◆ Exercise instructions ◆
All the data below goes into the copy word for word, but the pictures don't.
Start of Record list
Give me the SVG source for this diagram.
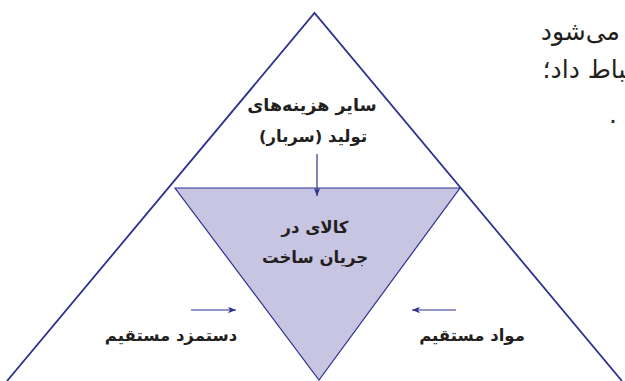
<svg xmlns="http://www.w3.org/2000/svg" width="625" height="381" viewBox="0 0 625 381">
<defs>
<style>
.line{stroke:#2e3192;fill:none;stroke-width:1.8}
.inner{stroke:#2e3192;fill:#c7c5e1;stroke-width:1.2}
.arr{stroke:#2e3192;stroke-width:1.2;fill:none}
.lbl{font-family:"DejaVu Sans",sans-serif;font-weight:bold;font-size:16.5px;fill:#231f20;text-anchor:middle;direction:rtl}
.para{font-family:"DejaVu Sans",sans-serif;font-size:25px;fill:#231f20;direction:rtl;text-anchor:start}
</style>
<marker id="ah" viewBox="0 0 10 8" refX="10" refY="4" markerWidth="8" markerHeight="6.4" markerUnits="userSpaceOnUse" orient="auto">
<path d="M0,0 L10,4 L0,8 L2.5,4 Z" fill="#2e3192"/>
</marker>
</defs>
<rect width="625" height="381" fill="#ffffff"/>
<g id="paragraph">
<text class="para" x="620" y="40">می‌شود</text>
<text class="para" x="626" y="78">&#x200D;باط داد؛</text>
<text class="para" x="617" y="123">.</text>
</g>
<g id="outer">
<polyline class="line" points="7,381 314.5,13 622,381"/>
</g>
<g id="inner">
<polygon class="inner" points="175,188 460,188 319,380"/>
<text class="lbl" x="315" y="233">کالای در</text>
<text class="lbl" x="315" y="263">جریان ساخت</text>
</g>
<g id="overhead">
<text class="lbl" x="312" y="111" style="font-size:17.5px">سایر هزینه‌های</text>
<text class="lbl" x="313" y="142">تولید (سربار)</text>
</g>
<g id="labor">
<text class="lbl" x="171" y="341">دستمزد مستقیم</text>
</g>
<g id="material">
<text class="lbl" x="472" y="341">مواد مستقیم</text>
</g>
<g id="connectors">
<line class="arr" x1="317" y1="154" x2="317" y2="196" marker-end="url(#ah)"/>
<line class="arr" x1="191" y1="310" x2="236" y2="310" marker-end="url(#ah)"/>
<line class="arr" x1="456" y1="310" x2="412" y2="310" marker-end="url(#ah)"/>
</g>
</svg>
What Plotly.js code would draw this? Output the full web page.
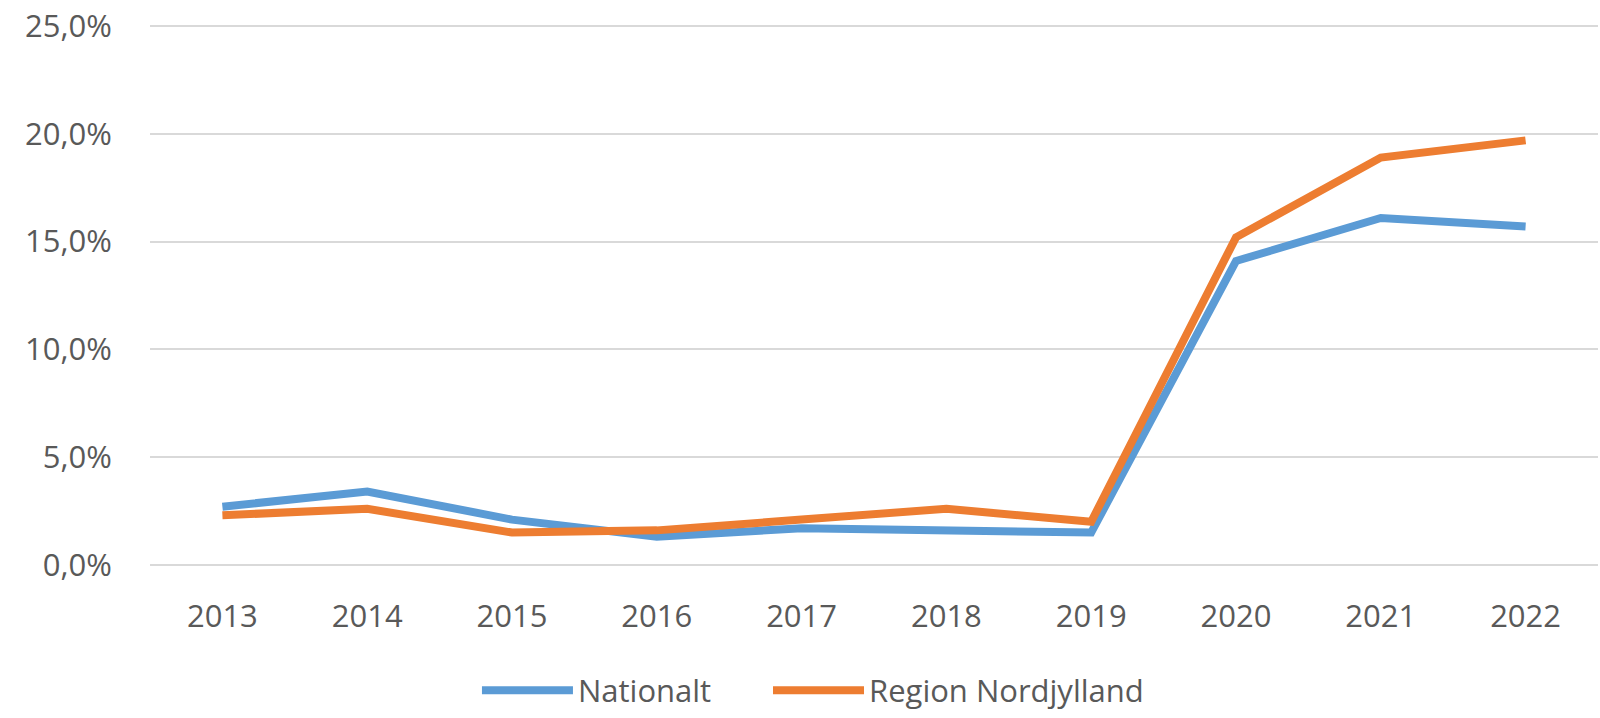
End of Record list
◆ Response below ◆
Give me the SVG source for this diagram.
<svg xmlns="http://www.w3.org/2000/svg" width="625" height="381" viewBox="0 0 625 381">
<defs>
<style>
.line{stroke:#2e3192;fill:none;stroke-width:1.8}
.inner{stroke:#2e3192;fill:#c7c5e1;stroke-width:1.2}
.arr{stroke:#2e3192;stroke-width:1.2;fill:none}
.lbl{font-family:"DejaVu Sans",sans-serif;font-weight:bold;font-size:16.5px;fill:#231f20;text-anchor:middle;direction:rtl}
.para{font-family:"DejaVu Sans",sans-serif;font-size:25px;fill:#231f20;direction:rtl;text-anchor:start}
</style>
<marker id="ah" viewBox="0 0 10 8" refX="10" refY="4" markerWidth="8" markerHeight="6.4" markerUnits="userSpaceOnUse" orient="auto">
<path d="M0,0 L10,4 L0,8 L2.5,4 Z" fill="#2e3192"/>
</marker>
</defs>
<rect width="625" height="381" fill="#ffffff"/>
<g id="paragraph">
<text class="para" x="620" y="40">می‌شود</text>
<text class="para" x="626" y="78">&#x200D;باط داد؛</text>
<text class="para" x="617" y="123">.</text>
</g>
<g id="outer">
<polyline class="line" points="7,381 314.5,13 622,381"/>
</g>
<g id="inner">
<polygon class="inner" points="175,188 460,188 319,380"/>
<text class="lbl" x="315" y="233">کالای در</text>
<text class="lbl" x="315" y="263">جریان ساخت</text>
</g>
<g id="overhead">
<text class="lbl" x="312" y="111" style="font-size:17.5px">سایر هزینه‌های</text>
<text class="lbl" x="313" y="142">تولید (سربار)</text>
</g>
<g id="labor">
<text class="lbl" x="171" y="341">دستمزد مستقیم</text>
</g>
<g id="material">
<text class="lbl" x="472" y="341">مواد مستقیم</text>
</g>
<g id="connectors">
<line class="arr" x1="317" y1="154" x2="317" y2="196" marker-end="url(#ah)"/>
<line class="arr" x1="191" y1="310" x2="236" y2="310" marker-end="url(#ah)"/>
<line class="arr" x1="456" y1="310" x2="412" y2="310" marker-end="url(#ah)"/>
</g>
</svg>
What Plotly.js code would draw this? Output the full web page.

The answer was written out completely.